The least expensive countermeasures in total per-unit costs were Pedestrian Warning Signs. The most expensive countermeasure was the Video Detection System.
If this project is replicated by a community with a strict focus on improving pedestrian safety with know treatments in a cost-effective manner, the data collection/evaluation and other program management costs could be substantially lower than the costs of the present study. Cost estimates are provided for each item in Chapter 3. Table 2.1 shows an estimate of capital costs and labor plus engineering costs for each countermeasure.
|COUNTERMEASURE||Estimated Cost Per Unit||Estimated Installation-Engineering Cost/Unit||Operations/Maintenance Needs and Other Notes|
|Push buttons that confirm press||$105||$535||Low level of maintenance required|
|Video Pedestrian Detection||$14,250||$8,500||No information on long-term maintenance. Adjusted by manufacturer|
|“Turning Vehicle Yield to Pedestrians" symbol sign||$25||$55||Low level of maintenance required|
|Electronic NRTOR sign||$3000||$700||Seemed to work well. Use of this sign is increasing|
|Countdown Pedestrian Signals||$435||$45||Easy to retrofit. Easy to maintain. We had no issues with this device|
|In-Street "Yield to Pedestrian Signs"||$225||$50||High level of damage if not on raised island. We had no raised island locations|
|Pedestrian Zone Signs||$25||$45||Low level of maintenance required|
|Speed Trailers||$25/day||$55||Worked well in Miami because of solar output|
|Rectangular LED Rapid Flashing Beacons||$9,000||Included in Equipment Pricing||Installed by contractor. Required some changes to battery box because of flooding. System redesigned. Handled by warranty.|
|Dynamic Lighting||$600||Included in Equipment Pricing||Was not very bright. Difficulty aiming it where needed|
|Eliminate Permissive Left Turn||$2500||$1500||May require change in signal head|
|Advance Yield Markings||$50||$150||Material has a long lifetime.|
|Offset Stop Lines||$50||$150||Material has a long lifetime. No grinding needed when installed on fresh pavement.|
In general, the labor and engineering costs often exceeded the materials/equipment costs. As is often the case the engineering/administrative costs for products used for the first time, tend to be higher than for equipment that are routinely installed. As staff becomes more familiar with new technology there is a major savings in time and effort. Additionally, installation cost were high because only a few devices could be installed at a time, rather than installing all devices in one operation.
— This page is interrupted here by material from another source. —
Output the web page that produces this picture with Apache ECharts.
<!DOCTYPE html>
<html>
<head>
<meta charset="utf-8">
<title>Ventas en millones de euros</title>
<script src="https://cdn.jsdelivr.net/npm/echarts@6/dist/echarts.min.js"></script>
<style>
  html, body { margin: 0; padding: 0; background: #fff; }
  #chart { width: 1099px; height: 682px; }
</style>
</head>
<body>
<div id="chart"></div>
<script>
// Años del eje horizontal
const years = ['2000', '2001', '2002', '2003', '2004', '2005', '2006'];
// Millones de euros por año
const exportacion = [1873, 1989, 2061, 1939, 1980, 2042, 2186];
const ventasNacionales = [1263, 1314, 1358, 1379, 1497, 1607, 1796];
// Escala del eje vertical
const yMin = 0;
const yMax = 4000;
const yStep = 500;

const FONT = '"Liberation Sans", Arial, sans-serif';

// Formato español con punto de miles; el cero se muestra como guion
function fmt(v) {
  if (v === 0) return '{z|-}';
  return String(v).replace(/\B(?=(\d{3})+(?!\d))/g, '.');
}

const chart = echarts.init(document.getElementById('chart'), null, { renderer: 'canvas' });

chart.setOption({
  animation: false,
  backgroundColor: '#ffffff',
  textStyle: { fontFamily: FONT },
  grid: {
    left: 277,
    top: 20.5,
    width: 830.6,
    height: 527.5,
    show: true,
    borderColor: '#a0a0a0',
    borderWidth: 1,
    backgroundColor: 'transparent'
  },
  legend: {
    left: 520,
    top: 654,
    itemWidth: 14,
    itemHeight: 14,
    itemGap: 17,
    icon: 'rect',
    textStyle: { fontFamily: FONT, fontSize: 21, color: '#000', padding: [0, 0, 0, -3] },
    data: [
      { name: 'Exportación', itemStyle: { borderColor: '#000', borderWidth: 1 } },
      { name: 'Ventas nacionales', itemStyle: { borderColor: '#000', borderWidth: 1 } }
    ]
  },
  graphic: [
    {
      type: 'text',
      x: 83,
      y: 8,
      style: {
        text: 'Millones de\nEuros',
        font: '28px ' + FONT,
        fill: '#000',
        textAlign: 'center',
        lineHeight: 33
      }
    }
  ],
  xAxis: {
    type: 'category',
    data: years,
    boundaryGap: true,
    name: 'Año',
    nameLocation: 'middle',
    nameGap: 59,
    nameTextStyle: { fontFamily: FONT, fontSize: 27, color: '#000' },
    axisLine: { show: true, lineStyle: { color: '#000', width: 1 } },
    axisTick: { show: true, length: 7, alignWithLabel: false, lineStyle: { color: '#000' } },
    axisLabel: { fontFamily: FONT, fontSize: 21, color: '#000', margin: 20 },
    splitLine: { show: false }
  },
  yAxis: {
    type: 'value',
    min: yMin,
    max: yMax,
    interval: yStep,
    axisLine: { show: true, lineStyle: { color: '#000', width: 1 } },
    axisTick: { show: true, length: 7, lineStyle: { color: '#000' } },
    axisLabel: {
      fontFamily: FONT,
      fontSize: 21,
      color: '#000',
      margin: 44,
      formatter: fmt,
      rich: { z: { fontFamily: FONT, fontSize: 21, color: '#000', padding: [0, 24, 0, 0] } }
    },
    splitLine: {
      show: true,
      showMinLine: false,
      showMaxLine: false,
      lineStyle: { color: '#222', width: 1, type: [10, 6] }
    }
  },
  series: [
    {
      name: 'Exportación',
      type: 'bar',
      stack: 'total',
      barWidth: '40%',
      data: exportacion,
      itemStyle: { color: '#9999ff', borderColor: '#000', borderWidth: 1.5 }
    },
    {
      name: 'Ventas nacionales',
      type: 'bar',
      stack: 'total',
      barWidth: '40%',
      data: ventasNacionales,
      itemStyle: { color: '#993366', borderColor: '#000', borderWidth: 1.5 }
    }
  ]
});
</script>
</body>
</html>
All but two countermeasures were compliant with the Federal Manual on Uniform Traffic Control Devices (MUTCD). It was necessary to obtain special approval to experiment with the rectangular LED rapid flashing beacon and the “Turning Vehicles Yield to Pedestrians” symbol signs. Several countermeasures considered experimental when initially proposed by the Miami-Dade team were added to the MUTCD in the 2003 revision. One other countermeasure requiring approval (in street pedestrian turning vehicle yield signs at signalized intersections) was removed after engineering studies revealed there was insufficient room to install these signs at the Miami Beach intersections originally selected for evaluation.